** START OF SUPPLIED INFORMATION **
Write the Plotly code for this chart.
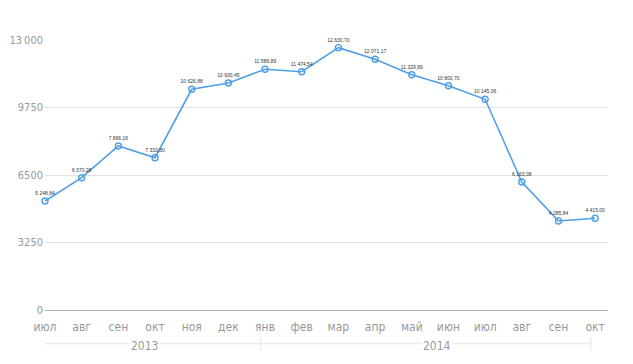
import plotly.graph_objects as go

months = ["июл", "авг", "сен", "окт", "ноя", "дек", "янв", "фев",
          "мар", "апр", "май", "июн", "июл", "авг", "сен", "окт"]
values = [5248.84, 6370.28, 7896.16, 7333.80, 10626.88, 10930.45,
          11589.89, 11474.54, 12630.70, 12071.17, 11329.89, 10800.7,
          10145.06, 6163.08, 4285.84, 4415.0]
years = ["2013", "2014"]
year_spans = [(0, 5), (6, 15)]
y_ticks = [0, 3250, 6500, 9750, 13000]
y_ticktext = ["0", "3250", "6500", "9750", "13\u2009000"]

def fmt(v):
    s = f"{v:,.2f}".replace(",", " ").replace(".", ",")
    return s

x = list(range(len(months)))
line_color = "#4f9fe6"
font_axis = "DejaVu Sans Condensed, Liberation Sans Narrow, sans-serif"

fig = go.Figure()
fig.add_trace(go.Scatter(
    x=x, y=values, mode="lines+markers+text",
    line=dict(color=line_color, width=1.6),
    marker=dict(symbol="circle-open", size=6, color=line_color,
                line=dict(width=1.4, color=line_color)),
    text=[fmt(v) for v in values], textposition="top center",
    textfont=dict(size=5, color="#333", family="Arial"),
    cliponaxis=False, hoverinfo="skip", showlegend=False,
))

shapes = []
y_br = -0.125
for i, (a, b) in enumerate(year_spans):
    x0 = a - 0.12
    x1 = b + 0.88 if i == 0 else b - 0.12
    shapes.append(dict(type="line", xref="x", yref="paper", x0=x0, x1=x1,
                       y0=y_br, y1=y_br, line=dict(color="#e3e3e3", width=1)))
for xv in [-0.12, 5.88, 14.88]:
    shapes.append(dict(type="line", xref="x", yref="paper", x0=xv, x1=xv,
                       y0=y_br - 0.025, y1=y_br + 0.025,
                       line=dict(color="#e3e3e3", width=1)))

annotations = []
for yr, (a, b) in zip(years, year_spans):
    annotations.append(dict(x=(a + b) / 2 + 0.2, y=y_br - 0.01, xref="x", yref="paper",
                            text=yr, showarrow=False, bgcolor="white",
                            font=dict(family=font_axis, size=12, color="#999"),
                            yanchor="middle", borderpad=1))

fig.update_layout(
    width=633, height=364,
    margin=dict(l=37, r=33, t=32, b=62),
    paper_bgcolor="white", plot_bgcolor="white",
    shapes=shapes, annotations=annotations,
    xaxis=dict(range=[0, 15.35], tickmode="array", tickvals=x, ticktext=months,
               showgrid=False, zeroline=False, showline=False, ticks="",
               automargin=False,
               tickfont=dict(family=font_axis, size=12, color="#999"),
               ticklabelstandoff=8),
    yaxis=dict(range=[0, 13000], tickmode="array", tickvals=y_ticks,
               ticktext=y_ticktext, showgrid=True, gridcolor="#e2e2e2",
               gridwidth=1, zeroline=True, zerolinecolor="#b5b5b5",
               zerolinewidth=1, showline=False, ticks="", automargin=False,
               tickfont=dict(family=font_axis, size=11, color="#999"),
               ticklabelstandoff=1),
)

fig.write_html("out.html")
** END OF SUPPLIED INFORMATION **
#### WRITTEN PROBLEM
Take the listing above and restate it word for word, without its pictures.

#### SOLUTION FOR THIS PROBLEM
Write the Plotly code for this chart.
import plotly.graph_objects as go

months = ["июл", "авг", "сен", "окт", "ноя", "дек", "янв", "фев",
          "мар", "апр", "май", "июн", "июл", "авг", "сен", "окт"]
values = [5248.84, 6370.28, 7896.16, 7333.80, 10626.88, 10930.45,
          11589.89, 11474.54, 12630.70, 12071.17, 11329.89, 10800.7,
          10145.06, 6163.08, 4285.84, 4415.0]
years = ["2013", "2014"]
year_spans = [(0, 5), (6, 15)]
y_ticks = [0, 3250, 6500, 9750, 13000]
y_ticktext = ["0", "3250", "6500", "9750", "13\u2009000"]

def fmt(v):
    s = f"{v:,.2f}".replace(",", " ").replace(".", ",")
    return s

x = list(range(len(months)))
line_color = "#4f9fe6"
font_axis = "DejaVu Sans Condensed, Liberation Sans Narrow, sans-serif"

fig = go.Figure()
fig.add_trace(go.Scatter(
    x=x, y=values, mode="lines+markers+text",
    line=dict(color=line_color, width=1.6),
    marker=dict(symbol="circle-open", size=6, color=line_color,
                line=dict(width=1.4, color=line_color)),
    text=[fmt(v) for v in values], textposition="top center",
    textfont=dict(size=5, color="#333", family="Arial"),
    cliponaxis=False, hoverinfo="skip", showlegend=False,
))

shapes = []
y_br = -0.125
for i, (a, b) in enumerate(year_spans):
    x0 = a - 0.12
    x1 = b + 0.88 if i == 0 else b - 0.12
    shapes.append(dict(type="line", xref="x", yref="paper", x0=x0, x1=x1,
                       y0=y_br, y1=y_br, line=dict(color="#e3e3e3", width=1)))
for xv in [-0.12, 5.88, 14.88]:
    shapes.append(dict(type="line", xref="x", yref="paper", x0=xv, x1=xv,
                       y0=y_br - 0.025, y1=y_br + 0.025,
                       line=dict(color="#e3e3e3", width=1)))

annotations = []
for yr, (a, b) in zip(years, year_spans):
    annotations.append(dict(x=(a + b) / 2 + 0.2, y=y_br - 0.01, xref="x", yref="paper",
                            text=yr, showarrow=False, bgcolor="white",
                            font=dict(family=font_axis, size=12, color="#999"),
                            yanchor="middle", borderpad=1))

fig.update_layout(
    width=633, height=364,
    margin=dict(l=37, r=33, t=32, b=62),
    paper_bgcolor="white", plot_bgcolor="white",
    shapes=shapes, annotations=annotations,
    xaxis=dict(range=[0, 15.35], tickmode="array", tickvals=x, ticktext=months,
               showgrid=False, zeroline=False, showline=False, ticks="",
               automargin=False,
               tickfont=dict(family=font_axis, size=12, color="#999"),
               ticklabelstandoff=8),
    yaxis=dict(range=[0, 13000], tickmode="array", tickvals=y_ticks,
               ticktext=y_ticktext, showgrid=True, gridcolor="#e2e2e2",
               gridwidth=1, zeroline=True, zerolinecolor="#b5b5b5",
               zerolinewidth=1, showline=False, ticks="", automargin=False,
               tickfont=dict(family=font_axis, size=11, color="#999"),
               ticklabelstandoff=1),
)

fig.write_html("out.html")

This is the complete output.